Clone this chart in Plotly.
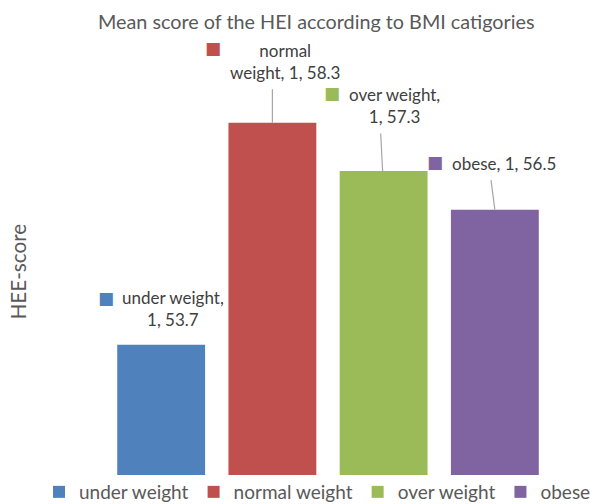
import plotly.graph_objects as go

# ---- data ----
categories = ["1"]
series_names = ["under weight", "normal weight", "over weight", "obese"]
series_values = [53.7, 58.3, 57.3, 56.5]
series_colors = ["#4F81BD", "#C0504D", "#9BBB59", "#8064A2"]
label_texts = ["under weight,<br>1, 53.7", "normal<br>weight, 1, 58.3",
               "over weight,<br>1, 57.3", "obese, 1, 56.5"]
chart_title = "Mean score of the HEI according to BMI catigories"
y_title = "HEE-score"

# ---- styling / layout offsets (pixels) ----
BARGAP = 0.103
GROUPGAP = 0.21
FONT = "Lato, 'Open Sans', sans-serif"
text_off = [(12, 36), (13, 61), (11, 65.5), (9.5, 46)]
sq_off = [(-55, 46.5), (-59.5, 74.5), (-52, 78.5), (-59.5, 47.5)]
leaders = [None, (0, 0, -35), (-1, -2, -39), (0, -4, -31)]
L, R, T, B = 80, 14, 89, 29
W, H = 590, 504
PW, PH = W - L - R, H - T - B

fig = go.Figure()
for name, val, col in zip(series_names, series_values, series_colors):
    fig.add_trace(go.Bar(name=name, x=categories, y=[val], marker_color=col,
                         marker_line_width=0, hoverinfo="skip"))

n = len(series_names)
slot = (1 - BARGAP) / n
annotations = []
for i, (val, col, txt) in enumerate(zip(series_values, series_colors, label_texts)):
    xc = (i - (n - 1) / 2) * slot
    annotations.append(dict(x=xc, y=val, xref="x", yref="y", text=txt, showarrow=False,
                            xshift=text_off[i][0], yshift=text_off[i][1],
                            font=dict(family=FONT, size=17, color="#404040"), align="center"))
    annotations.append(dict(x=xc, y=val, xref="x", yref="y",
                            text="■", showarrow=False,
                            xshift=sq_off[i][0], yshift=sq_off[i][1],
                            font=dict(family="DejaVu Sans", size=17, color=col)))
    if leaders[i] is not None:
        xs, ax, ay = leaders[i]
        annotations.append(dict(x=xc, y=val, xref="x", yref="y", text="", showarrow=True,
                                arrowhead=0, arrowwidth=1.2, arrowcolor="#A6A6A6",
                                ax=ax, ay=ay, axref="pixel", ayref="pixel", xshift=xs,
                                standoff=0, startstandoff=0))

# y-axis title as rotated text in the left margin
annotations.append(dict(x=(17 - L) / PW, y=(H - B - 271.5) / PH, xref="paper", yref="paper",
                        text=y_title, textangle=-90, showarrow=False,
                        xanchor="center", yanchor="middle",
                        font=dict(family=FONT, size=20.7, color="#595959")))

fig.update_layout(
    width=W, height=H,
    margin=dict(l=L, r=R, t=T, b=B, autoexpand=False),
    paper_bgcolor="white", plot_bgcolor="white",
    barmode="group", bargap=BARGAP, bargroupgap=GROUPGAP,
    title=dict(text=chart_title,
               x=98 / W, xref="container", xanchor="left",
               y=1 - 22 / H, yref="container", yanchor="middle",
               font=dict(family=FONT, size=19.8, color="#595959")),
    xaxis=dict(showticklabels=False, showgrid=False, zeroline=False, showline=False,
               ticks=""),
    yaxis=dict(range=[51, 59], showticklabels=False, showgrid=False, zeroline=False,
               showline=False, ticks=""),
    legend=dict(orientation="h", xref="paper", x=(39 - L) / PW, xanchor="left",
                yref="paper", y=-(492 - (H - B)) / PH, yanchor="middle",
                font=dict(family=FONT, size=19, color="#595959"),
                bgcolor="rgba(0,0,0,0)"),
    annotations=annotations,
    showlegend=True,
)

fig.write_html("out.html")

--

:: Aim of the exercise ::
Print the complete listing exactly as it stands, without its pictures.

:: Solution ::
Clone this chart in Plotly.
import plotly.graph_objects as go

# ---- data ----
categories = ["1"]
series_names = ["under weight", "normal weight", "over weight", "obese"]
series_values = [53.7, 58.3, 57.3, 56.5]
series_colors = ["#4F81BD", "#C0504D", "#9BBB59", "#8064A2"]
label_texts = ["under weight,<br>1, 53.7", "normal<br>weight, 1, 58.3",
               "over weight,<br>1, 57.3", "obese, 1, 56.5"]
chart_title = "Mean score of the HEI according to BMI catigories"
y_title = "HEE-score"

# ---- styling / layout offsets (pixels) ----
BARGAP = 0.103
GROUPGAP = 0.21
FONT = "Lato, 'Open Sans', sans-serif"
text_off = [(12, 36), (13, 61), (11, 65.5), (9.5, 46)]
sq_off = [(-55, 46.5), (-59.5, 74.5), (-52, 78.5), (-59.5, 47.5)]
leaders = [None, (0, 0, -35), (-1, -2, -39), (0, -4, -31)]
L, R, T, B = 80, 14, 89, 29
W, H = 590, 504
PW, PH = W - L - R, H - T - B

fig = go.Figure()
for name, val, col in zip(series_names, series_values, series_colors):
    fig.add_trace(go.Bar(name=name, x=categories, y=[val], marker_color=col,
                         marker_line_width=0, hoverinfo="skip"))

n = len(series_names)
slot = (1 - BARGAP) / n
annotations = []
for i, (val, col, txt) in enumerate(zip(series_values, series_colors, label_texts)):
    xc = (i - (n - 1) / 2) * slot
    annotations.append(dict(x=xc, y=val, xref="x", yref="y", text=txt, showarrow=False,
                            xshift=text_off[i][0], yshift=text_off[i][1],
                            font=dict(family=FONT, size=17, color="#404040"), align="center"))
    annotations.append(dict(x=xc, y=val, xref="x", yref="y",
                            text="■", showarrow=False,
                            xshift=sq_off[i][0], yshift=sq_off[i][1],
                            font=dict(family="DejaVu Sans", size=17, color=col)))
    if leaders[i] is not None:
        xs, ax, ay = leaders[i]
        annotations.append(dict(x=xc, y=val, xref="x", yref="y", text="", showarrow=True,
                                arrowhead=0, arrowwidth=1.2, arrowcolor="#A6A6A6",
                                ax=ax, ay=ay, axref="pixel", ayref="pixel", xshift=xs,
                                standoff=0, startstandoff=0))

# y-axis title as rotated text in the left margin
annotations.append(dict(x=(17 - L) / PW, y=(H - B - 271.5) / PH, xref="paper", yref="paper",
                        text=y_title, textangle=-90, showarrow=False,
                        xanchor="center", yanchor="middle",
                        font=dict(family=FONT, size=20.7, color="#595959")))

fig.update_layout(
    width=W, height=H,
    margin=dict(l=L, r=R, t=T, b=B, autoexpand=False),
    paper_bgcolor="white", plot_bgcolor="white",
    barmode="group", bargap=BARGAP, bargroupgap=GROUPGAP,
    title=dict(text=chart_title,
               x=98 / W, xref="container", xanchor="left",
               y=1 - 22 / H, yref="container", yanchor="middle",
               font=dict(family=FONT, size=19.8, color="#595959")),
    xaxis=dict(showticklabels=False, showgrid=False, zeroline=False, showline=False,
               ticks=""),
    yaxis=dict(range=[51, 59], showticklabels=False, showgrid=False, zeroline=False,
               showline=False, ticks=""),
    legend=dict(orientation="h", xref="paper", x=(39 - L) / PW, xanchor="left",
                yref="paper", y=-(492 - (H - B)) / PH, yanchor="middle",
                font=dict(family=FONT, size=19, color="#595959"),
                bgcolor="rgba(0,0,0,0)"),
    annotations=annotations,
    showlegend=True,
)

fig.write_html("out.html")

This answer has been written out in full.